**Do this**
Repeat the material below exactly, with no pictures.

**Data excerpt**

## begin

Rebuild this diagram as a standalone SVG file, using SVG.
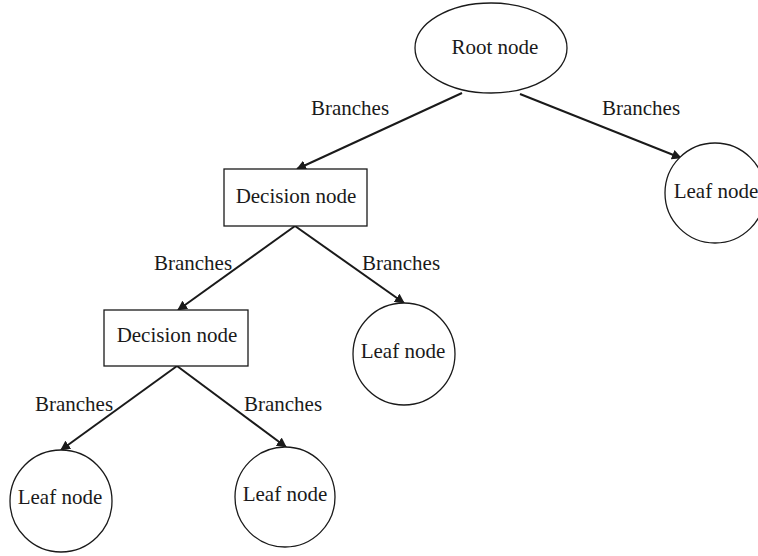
<svg xmlns="http://www.w3.org/2000/svg" width="758" height="556" viewBox="0 0 758 556">
  <style>
    .shape { fill: #ffffff; stroke: #1a1a1a; stroke-width: 1.3; }
    .lbl { font-family: "Liberation Serif", "Times New Roman", serif; font-size: 21px; fill: #1a1a1a; text-anchor: middle; }
    .edge { stroke: #1a1a1a; stroke-width: 2; fill: none; marker-end: url(#arrow); }
  </style>
  <defs>
    <marker id="arrow" viewBox="0 0 10 10" refX="9" refY="5" markerWidth="5" markerHeight="5" orient="auto" markerUnits="strokeWidth">
      <path d="M0,0 L10,5 L0,10 z" fill="#1a1a1a"/>
    </marker>
  </defs>
  <rect width="758" height="556" fill="#ffffff"/>

  <g id="connectors">
    <line class="edge" x1="462" y1="93" x2="297" y2="169"/>
    <line class="edge" x1="520" y1="94" x2="681" y2="158"/>
    <line class="edge" x1="295" y1="226" x2="178" y2="310"/>
    <line class="edge" x1="295" y1="226" x2="404" y2="303"/>
    <line class="edge" x1="177" y1="366" x2="61" y2="450"/>
    <line class="edge" x1="177" y1="366" x2="286" y2="447"/>
    <text class="lbl" x="350" y="115">Branches</text>
    <text class="lbl" x="641" y="115">Branches</text>
    <text class="lbl" x="193" y="270">Branches</text>
    <text class="lbl" x="401" y="270">Branches</text>
    <text class="lbl" x="74" y="411">Branches</text>
    <text class="lbl" x="283" y="411">Branches</text>
  </g>

  <g id="root">
    <ellipse class="shape" cx="491" cy="48" rx="76" ry="45"/>
    <text class="lbl" x="495" y="54">Root node</text>
  </g>
  <g id="decision1">
    <rect class="shape" x="224" y="169" width="143" height="57"/>
    <text class="lbl" x="296" y="203">Decision node</text>
  </g>
  <g id="leaf-right">
    <circle class="shape" cx="715" cy="193" r="50"/>
    <text class="lbl" x="716" y="198">Leaf node</text>
  </g>
  <g id="decision2">
    <rect class="shape" x="104" y="310" width="144" height="56"/>
    <text class="lbl" x="177" y="342">Decision node</text>
  </g>
  <g id="leaf-mid">
    <circle class="shape" cx="404" cy="354" r="51"/>
    <text class="lbl" x="403" y="358">Leaf node</text>
  </g>
  <g id="leaf-left">
    <circle class="shape" cx="61" cy="501" r="51"/>
    <text class="lbl" x="60" y="504">Leaf node</text>
  </g>
  <g id="leaf-bottom">
    <circle class="shape" cx="285" cy="497" r="50"/>
    <text class="lbl" x="285" y="501">Leaf node</text>
  </g>
</svg>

## end

**Solution below**
Rebuild this diagram as a standalone SVG file, using SVG.
<svg xmlns="http://www.w3.org/2000/svg" width="758" height="556" viewBox="0 0 758 556">
  <style>
    .shape { fill: #ffffff; stroke: #1a1a1a; stroke-width: 1.3; }
    .lbl { font-family: "Liberation Serif", "Times New Roman", serif; font-size: 21px; fill: #1a1a1a; text-anchor: middle; }
    .edge { stroke: #1a1a1a; stroke-width: 2; fill: none; marker-end: url(#arrow); }
  </style>
  <defs>
    <marker id="arrow" viewBox="0 0 10 10" refX="9" refY="5" markerWidth="5" markerHeight="5" orient="auto" markerUnits="strokeWidth">
      <path d="M0,0 L10,5 L0,10 z" fill="#1a1a1a"/>
    </marker>
  </defs>
  <rect width="758" height="556" fill="#ffffff"/>

  <g id="connectors">
    <line class="edge" x1="462" y1="93" x2="297" y2="169"/>
    <line class="edge" x1="520" y1="94" x2="681" y2="158"/>
    <line class="edge" x1="295" y1="226" x2="178" y2="310"/>
    <line class="edge" x1="295" y1="226" x2="404" y2="303"/>
    <line class="edge" x1="177" y1="366" x2="61" y2="450"/>
    <line class="edge" x1="177" y1="366" x2="286" y2="447"/>
    <text class="lbl" x="350" y="115">Branches</text>
    <text class="lbl" x="641" y="115">Branches</text>
    <text class="lbl" x="193" y="270">Branches</text>
    <text class="lbl" x="401" y="270">Branches</text>
    <text class="lbl" x="74" y="411">Branches</text>
    <text class="lbl" x="283" y="411">Branches</text>
  </g>

  <g id="root">
    <ellipse class="shape" cx="491" cy="48" rx="76" ry="45"/>
    <text class="lbl" x="495" y="54">Root node</text>
  </g>
  <g id="decision1">
    <rect class="shape" x="224" y="169" width="143" height="57"/>
    <text class="lbl" x="296" y="203">Decision node</text>
  </g>
  <g id="leaf-right">
    <circle class="shape" cx="715" cy="193" r="50"/>
    <text class="lbl" x="716" y="198">Leaf node</text>
  </g>
  <g id="decision2">
    <rect class="shape" x="104" y="310" width="144" height="56"/>
    <text class="lbl" x="177" y="342">Decision node</text>
  </g>
  <g id="leaf-mid">
    <circle class="shape" cx="404" cy="354" r="51"/>
    <text class="lbl" x="403" y="358">Leaf node</text>
  </g>
  <g id="leaf-left">
    <circle class="shape" cx="61" cy="501" r="51"/>
    <text class="lbl" x="60" y="504">Leaf node</text>
  </g>
  <g id="leaf-bottom">
    <circle class="shape" cx="285" cy="497" r="50"/>
    <text class="lbl" x="285" y="501">Leaf node</text>
  </g>
</svg>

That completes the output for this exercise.